New resource calculation for Gryphon Gold expected in March

“You know the old saying: the best place to find gold is in the head shaft of an old mine,” Tony Ker, president and chief executive of Gryphon Gold (GGN-T), told a group of investors at a recent Richmond Club luncheon in Toronto. “And people have found a lot of gold in Nevada.”

Some of that gold has come from Gryphon Gold’s very own Borealis property. Mined ore from eight open pits on the property, which operated from 1981 to 1990, contained 635,000 oz. gold, of which more than 600,000 oz. were recovered through heap-leach operations.

Gryphon began exploration work at Borealis in 2003. Last year it kicked off a 72-hole drilling program to the tune of about US$4.5-million.

Borealis hosts a measured and indicated resource of 37 million tonnes grading 1 gram gold per tonne (about 1.2 million contained ounces) plus 28 inferred tonnes of 0.7 gram gold (for about 609,000 contained ounces.)

A new National Instrument 43-101 resource calculation is expected at the end of March.

The Borealis gold project in western Nevada’s Walker Lane mineral belt is about 12 miles northeast of the state’s border with California and about 330 miles northwest of Las Vegas — or a two-hour drive south of Reno.

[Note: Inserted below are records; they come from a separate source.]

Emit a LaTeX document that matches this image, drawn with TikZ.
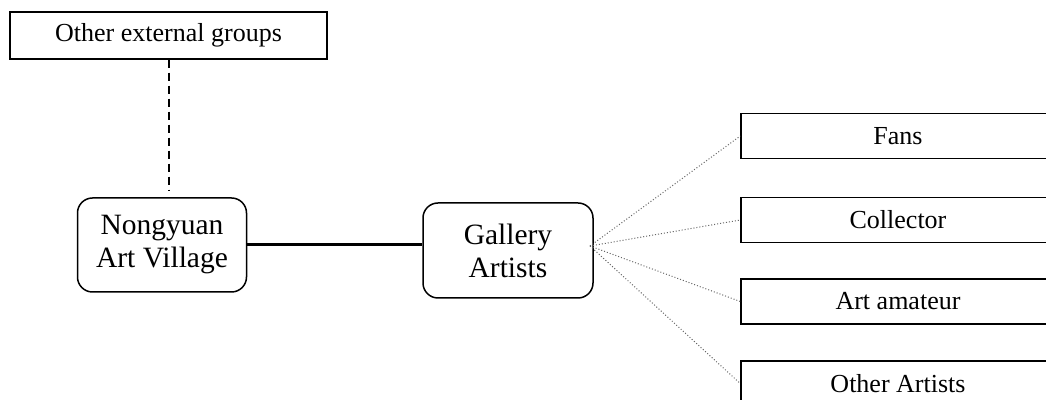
\documentclass[tikz,border=0pt]{standalone}
\usepackage{fontspec}
\setmainfont{Liberation Serif}
\tikzset{
  sqbox/.style={draw, line width=0.75pt, minimum width=157pt, minimum height=22.5pt,
    inner sep=0pt, font=\fontsize{13}{15}\selectfont},
  rndbox/.style={draw, line width=0.75pt, rounded corners=7.5pt, minimum width=85pt,
    minimum height=47.5pt, inner sep=0pt, align=center,
    font=\fontsize{14.75}{16.5}\selectfont},
  fanline/.style={gray!80!black, line width=0.5pt, densely dotted}
}
\begin{document}
\begin{tikzpicture}[x=0.5pt,y=-0.5pt]
  \useasboundingbox (0,0) rectangle (1046,400);
  \clip (0,0) rectangle (1046,400);
  % left part
  \node[sqbox, minimum width=158.5pt, minimum height=23.5pt] (other) at (168.5,35.5) {Other external groups};
  \node[rndbox, minimum width=84.5pt, minimum height=47pt] (village) at (162,245) {Nongyuan\\Art Village};
  \node[rndbox] (gallery) at (508,250.5) {Gallery\\Artists};
  \coordinate (dashend) at (169,190);
  \draw[line width=0.6pt, dash pattern=on 4pt off 2.5pt] (other.south -| dashend) -- (dashend);
  \draw[line width=1.5pt] (village.east) -- (village.east -| gallery.west);
  % right part
  \coordinate (hub) at (590,246);
  \foreach \name/\txt/\y in {fans/Fans/136, coll/Collector/220, amat/Art amateur/301.5, oart/Other Artists/383.5}{
    \node[sqbox] (\name) at (898,\y) {\txt};
    \draw[fanline] (hub) -- (\name.west);
  }
\end{tikzpicture}
\end{document}
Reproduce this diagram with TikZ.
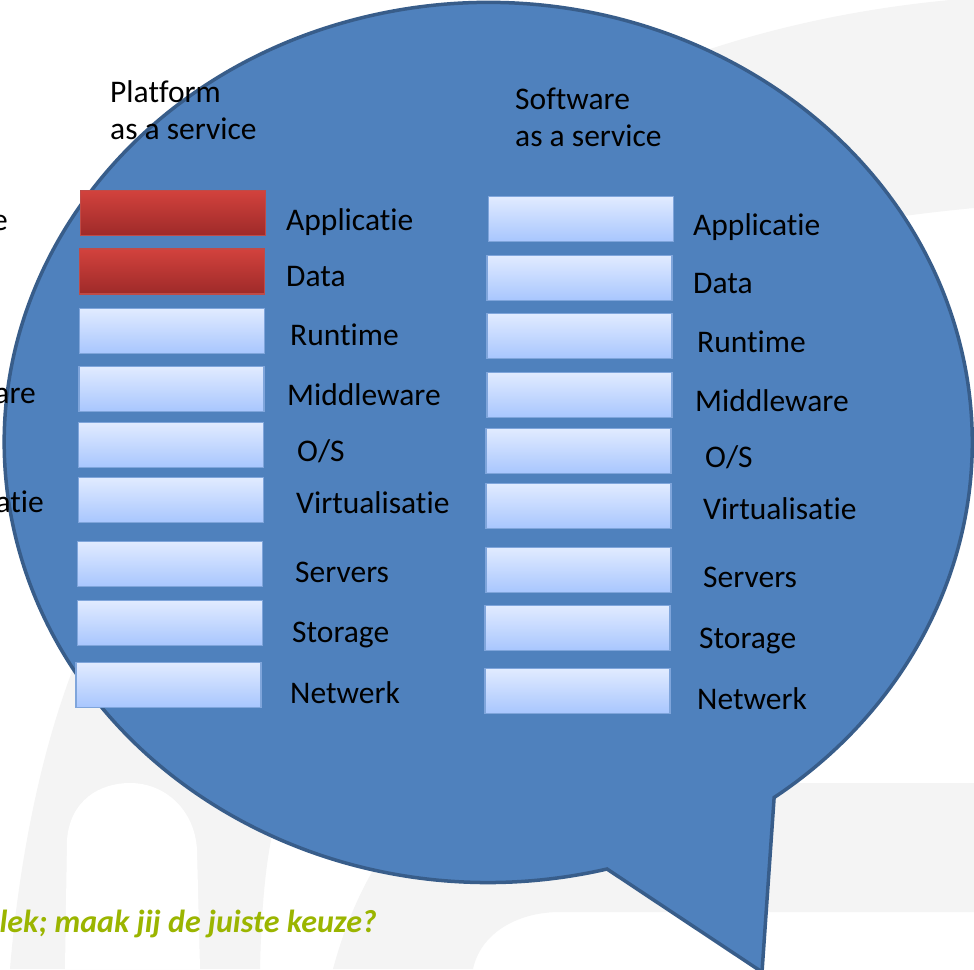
\documentclass[tikz,border=0pt]{standalone}
\usepackage{fontspec}
\setmainfont[RawFeature={-liga;-clig;-calt;-dlig}]{Carlito}
\usetikzlibrary{positioning}

\definecolor{bubblefill}{HTML}{4F81BD}
\definecolor{bubbleline}{HTML}{385D8A}
\definecolor{watermark}{HTML}{F4F4F4}
\definecolor{keuzegreen}{HTML}{9BB500}
\definecolor{layertop}{HTML}{E1EBFF}
\definecolor{layerbot}{HTML}{A8C6FE}
\definecolor{layerline}{HTML}{7FA5DB}
\definecolor{ownedtop}{HTML}{D2423D}
\definecolor{ownedbot}{HTML}{9E2A29}
\definecolor{ownedline}{HTML}{BE4B48}

\tikzset{
  layer/.style={draw=layerline, line width=1.2pt, top color=layertop, bottom color=layerbot,
    minimum width=185pt, minimum height=45pt, inner sep=0pt},
  owned/.style={layer, draw=ownedline, top color=ownedtop, bottom color=ownedbot},
  lbl/.style={anchor=base west, inner sep=0pt, font=\fontsize{31.5}{37}\selectfont},
  bubble/.style={fill=bubblefill, draw=bubbleline, line width=3.5pt, line join=miter},
}

\begin{document}
\begin{tikzpicture}[x=1pt,y=-1pt]
\useasboundingbox[fill=white] (0,0) rectangle (974,969);

% faint logo in the background
\fill[watermark] (640,75) .. controls (760,25) and (880,5) .. (974,-2) -- (974,208)
  .. controls (900,215) and (840,225) .. (800,235) -- cycle;
\fill[watermark] (400,783) -- (974,783) -- (974,912) -- (560,912)
  .. controls (515,912) and (480,935) .. (473,969) -- (333,969)
  .. controls (345,925) and (360,890) .. (385,850) -- cycle;
\fill[watermark] (10,969) .. controls (20,850) and (45,730) .. (85,640) -- (290,640) -- (290,780)
  .. controls (270,820) and (262,880) .. (260,969) -- cycle;
\fill[white] (65,969) -- (67,840) .. controls (70,800) and (100,783) .. (130,783)
  .. controls (165,783) and (195,810) .. (197,850) -- (200,969) -- cycle;

% the balloon
\draw[bubble] (607,869) arc[start angle=75.8, end angle=413.8, x radius=484, y radius=440]
  -- (762,972) -- cycle;

% left-hand column, partly cut off
\node[lbl, anchor=base east] (cut-1) at (8,230) {e};
\node[lbl, anchor=base east] (cut-2) at (36,403) {are};
\node[lbl, anchor=base east] (cut-3) at (44,512) {atie};

% platform as a service
\node[lbl, align=left] (paas-title) at (110,139) {Platform\\as a service};
\foreach \st/\bx/\by/\lx/\ly/\txt [count=\i] in {
  owned/173/213/286/230/Applicatie,
  owned/172/271.5/286/286/Data,
  layer/172/331/290/345/Runtime,
  layer/171.5/389/287/405/Middleware,
  layer/171/445/297/461/{O/S},
  layer/171/500/296/513/Virtualisatie,
  layer/170/564/295/582/Servers,
  layer/170/623/292/642/Storage,
  layer/168.5/685/290/703/Netwerk}
{
  \node[\st] (paas-\i) at (\bx,\by) {};
  \node[lbl] (paas-lbl-\i) at (\lx,\ly) {\txt};
}

% software as a service
\node[lbl, align=left] (saas-title) at (515,146) {Software\\as a service};
\foreach \bx/\by/\lx/\ly/\txt [count=\i] in {
  581/219/693/235/Applicatie,
  579.5/278/693/293/Data,
  579.5/336/697/352/Runtime,
  579.5/395/695/411/Middleware,
  578.5/451/705/467/{O/S},
  578.5/506/703/519/Virtualisatie,
  578.5/570/703/587/Servers,
  577.5/628/699/648/Storage,
  577.5/691/697/709/Netwerk}
{
  \node[layer] (saas-\i) at (\bx,\by) {};
  \node[lbl] (saas-lbl-\i) at (\lx,\ly) {\txt};
}

\node[lbl, anchor=base east, font=\fontsize{32}{37}\selectfont\bfseries\itshape,
  text=keuzegreen] (keuze) at (377,932) {lek; maak jij de juiste keuze?};
\end{tikzpicture}
\end{document}
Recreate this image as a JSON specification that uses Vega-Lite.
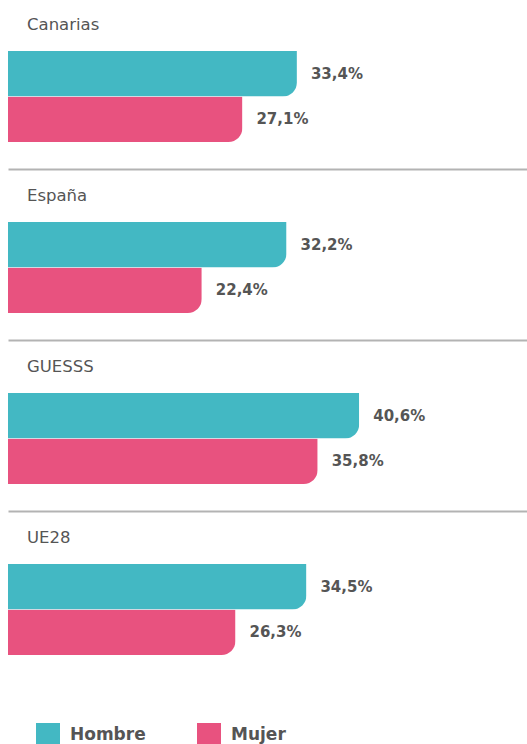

“All of our geologists have looked at this and said it’s one of the biggest volcanic-hosted systems they’ve seen in Nevada,” Ker said.

If Gryphon Gold moves Borealis into an open-pit, heap-leach operation, the company says it envisions mining from potential new pits as well as expanding existing pit areas.

In July, Gryphon enlarged its Nevada footprint after buying Nevada Eagle Resources, which gave it stakes in 54 separate gold projects. Of those new projects, 24 are, like Borealis, situated in Nevada’s Walker Lane trend.

Twenty-eight of the 54 new properties are leased out, Ker noted, earning the company about US$600,000 a year.

“I’m not going to say we’re Yanacocha but I’d say we’re the largest system of this type for a junior in Nevada,” Ker said, referring to Peru’s massive Yanacocha gold mine, the largest of its kind in Latin America.

Ker also noted that Nevada, with its pro-mining policies, is probably one of the best places to start a new mine.

The Vancouver-based junior has a market cap of C$45 million and 61.6 million outstanding shares. At the end of December Gryphon Gold held US$5.5 million in treasury bills and bank savings deposits.

In Toronto, shares of Gryphon Gold are trading at about 70 apiece.